One of several “new” (new here meaning not commonly known by the public!) messengers have been discovered. One of them is call miRNA short for micro RNA. If you remember high school biology, RNA is the stuff that you make from “reading DNA, the genetic blue print”. That RNA usually goes along and gloms on to some protein factory somewhere and some enzyme or other messenger protein is made.
Not so with miRNAs. Their function is strictly to turn something on and off. As far as we know, they don’t ‘make’ anything.
OK, now back to the heart. An miRNA was recently discovered called miR-34a. MiR-34a is associated with two big things: an aging heart, which makes more of it and MI’s, more commonly known as heart attacks.
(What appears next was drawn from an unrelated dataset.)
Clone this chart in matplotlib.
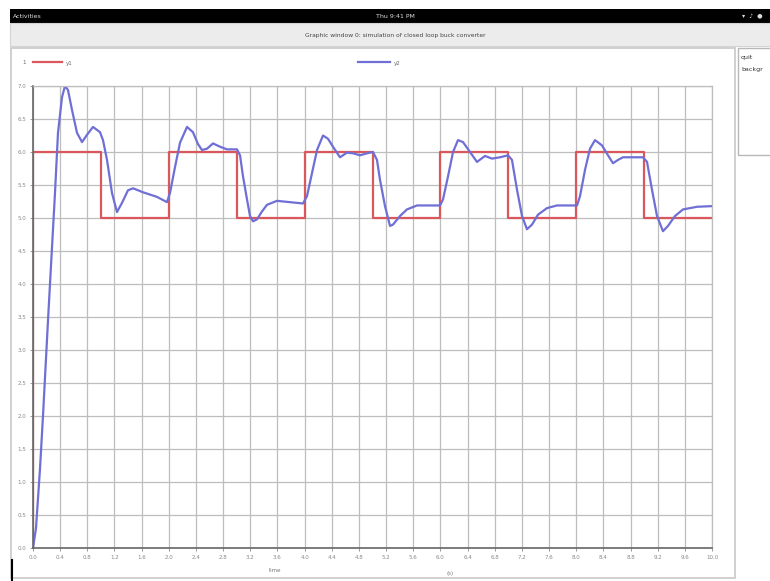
import matplotlib
matplotlib.use("Agg")
import matplotlib.pyplot as plt
from matplotlib.patches import Rectangle
from matplotlib.lines import Line2D

# reference voltage: starts at 0, then toggles 6 V / 5 V every second
ref_t = [0, 0, 1, 2, 3, 4, 5, 6, 7, 8, 9, 10]
ref_v = [0, 6, 5, 6, 5, 6, 5, 6, 5, 6, 5, 5]

# measured output voltage of the closed loop buck converter
out_t = [0.000, 0.044, 0.103, 0.147, 0.221, 0.280, 0.324, 0.368, 0.427, 0.471,
         0.515, 0.574, 0.648, 0.722, 0.795, 0.884, 0.987, 1.031, 1.090, 1.163,
         1.237, 1.311, 1.399, 1.473, 1.620, 1.826, 1.973, 2.018, 2.091, 2.165,
         2.268, 2.356, 2.430, 2.489, 2.563, 2.651, 2.754, 2.857, 3.004, 3.049,
         3.093, 3.152, 3.196, 3.240, 3.299, 3.373, 3.446, 3.594, 3.785, 3.976,
         4.035, 4.109, 4.183, 4.271, 4.345, 4.418, 4.521, 4.624, 4.713, 4.816,
         4.919, 5.007, 5.066, 5.110, 5.184, 5.258, 5.302, 5.405, 5.508, 5.655,
         5.994, 6.038, 6.112, 6.186, 6.259, 6.333, 6.436, 6.539, 6.657, 6.760,
         6.878, 6.996, 7.054, 7.128, 7.202, 7.275, 7.349, 7.437, 7.570, 7.717,
         8.012, 8.056, 8.130, 8.203, 8.277, 8.380, 8.468, 8.542, 8.616, 8.689,
         8.984, 9.043, 9.116, 9.190, 9.278, 9.352, 9.455, 9.573, 9.779, 10.000]
out_v = [0.00, 0.30, 1.20, 2.00, 3.45, 4.56, 5.38, 6.29, 6.83, 7.00,
         6.94, 6.64, 6.29, 6.15, 6.26, 6.38, 6.30, 6.18, 5.88, 5.38,
         5.09, 5.23, 5.42, 5.45, 5.39, 5.32, 5.24, 5.38, 5.77, 6.14,
         6.38, 6.30, 6.12, 6.03, 6.05, 6.13, 6.08, 6.04, 6.04, 5.95,
         5.63, 5.28, 5.03, 4.95, 4.98, 5.10, 5.20, 5.26, 5.24, 5.22,
         5.33, 5.68, 6.03, 6.25, 6.20, 6.08, 5.92, 5.99, 5.98, 5.95,
         5.98, 6.00, 5.88, 5.58, 5.18, 4.88, 4.90, 5.03, 5.13, 5.19,
         5.19, 5.28, 5.63, 6.00, 6.18, 6.15, 6.00, 5.85, 5.94, 5.90,
         5.92, 5.95, 5.88, 5.43, 5.03, 4.83, 4.90, 5.05, 5.15, 5.19,
         5.19, 5.33, 5.73, 6.05, 6.18, 6.10, 5.95, 5.83, 5.88, 5.92,
         5.92, 5.85, 5.43, 5.03, 4.80, 4.88, 5.03, 5.13, 5.17, 5.18]

x_ticks = [round(0.4 * i, 1) for i in range(26)]
y_ticks = [0.5 * i for i in range(15)]

W, H = 770, 581
fig = plt.figure(figsize=(W / 100, H / 100), dpi=100)
fig.patch.set_facecolor("white")


def box(x0, y0, x1, y1, **kw):
    # rectangle in pixel units measured from the top-left corner
    r = Rectangle((x0 / W, 1 - y1 / H), (x1 - x0) / W, (y1 - y0) / H,
                  transform=fig.transFigure, zorder=0, **kw)
    fig.add_artist(r)


def label(x, y, s, **kw):
    fig.text(x / W, 1 - y / H, s, va="center", zorder=3, **kw)


# desktop top bar and window title bar
box(10, 9, W, 23, facecolor="black", edgecolor="none")
label(13, 16, "Activities", color="#dddddd", fontsize=4.5)
label(395, 16, "Thu 9:41 PM", color="#dddddd", fontsize=4.5, ha="center")
label(752, 16, "▾  ♪  ●", color="#dddddd", fontsize=4.5, ha="center")
box(10, 23, W, 46, facecolor="#ececec", edgecolor="#d4d4d4", linewidth=0.8)
label(395, 35, "Graphic window 0: simulation of closed loop buck converter",
      color="#444444", fontsize=4.3, ha="center")

# graphic area and side panel
box(11, 48, 735, 578, facecolor="white", edgecolor="#c8c8c8", linewidth=1.2)
box(738, 48, 772, 155, facecolor="white", edgecolor="#b8b8b8", linewidth=1.0)
label(741, 57, "quit", color="#333333", fontsize=4.5)
label(741, 69, "backgr", color="#333333", fontsize=4.5)
fig.add_artist(Line2D([12 / W, 12 / W], [1 - 560 / H, 1 - 581 / H],
                      transform=fig.transFigure, color="black", linewidth=1.5))

ax = fig.add_axes([33 / W, 1 - 548 / H, 679 / W, 462 / H])
ax.set_zorder(2)
ax.patch.set_alpha(0)
ax.step(ref_t, ref_v, where="post", color="#d9585c", linewidth=1.6, label="y1")
ax.plot(out_t, out_v, color="#6f6fd6", linewidth=1.6, label="y2",
        solid_joinstyle="round")

ax.set_xlim(0, 10)
ax.set_ylim(0, 7)
ax.set_xticks(x_ticks)
ax.set_yticks(y_ticks)
ax.set_xticklabels([f"{v:.1f}" for v in x_ticks])
ax.set_yticklabels([f"{v:.1f}" for v in y_ticks])
ax.tick_params(labelsize=4, colors="#888888", length=2, width=0.6, pad=3)
ax.grid(True, color="#bdbdbd", linewidth=0.9)
ax.set_axisbelow(True)
for side in ("top", "right"):
    ax.spines[side].set_color("#bdbdbd")
    ax.spines[side].set_linewidth(0.9)
for side in ("left", "bottom"):
    ax.spines[side].set_color("#666666")
    ax.spines[side].set_linewidth(1.2)

# legend entries drawn along the top of the graphic area
fig.add_artist(Line2D([33 / W, 62 / W], [1 - 62 / H] * 2, transform=fig.transFigure,
                      color="#d9585c", linewidth=1.6, zorder=3))
label(66, 64, "y1", color="#666666", fontsize=4)
fig.add_artist(Line2D([358 / W, 390 / W], [1 - 62 / H] * 2, transform=fig.transFigure,
                      color="#6f6fd6", linewidth=1.6, zorder=3))
label(394, 64, "y2", color="#666666", fontsize=4)
label(22, 62, "1", color="#666666", fontsize=4)

label(275, 571, "time", color="#777777", fontsize=4, ha="center")
label(450, 574, "(s)", color="#777777", fontsize=4, ha="center")

fig.savefig("out.png", dpi=100)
Once again, this is a gene off/on signal that rises with aging and changes which genes are read and how.
If you block the production of this particular miRNA or its target called PNUTS, you reduce heart cell death rate following heart attack and you reduce scarring. You also reduce the age-related decline in heart function.* How? By reducing the end point of all this, which is telomere shortening in the heart. So all this great new stuff points once again to our old friend the telomere as the central actor in determining who lives and who dies in the heart and otherwise!
Another why: because the telomere governs the damage response of the cell and whether it lives, senesces (slow death) or explodes from the inside out (apoptosis). And heart telomeres get shorter just like any other telomere! And because they normally express absolutely no telomerase, they are even more susceptible to telomere loss even if they start out with longer telomeres than other tissues.**
That is enough science for today but let me sum it up even more simply for you.
Heart disease is the number one cause of death in this country.
Take care of your telomeres.
Happy Healthy Heart Month!
* This is still at the laboratory level and has not been tested in living people!
**Well established norms for telomere length in various tissue types have not yet been explored fully.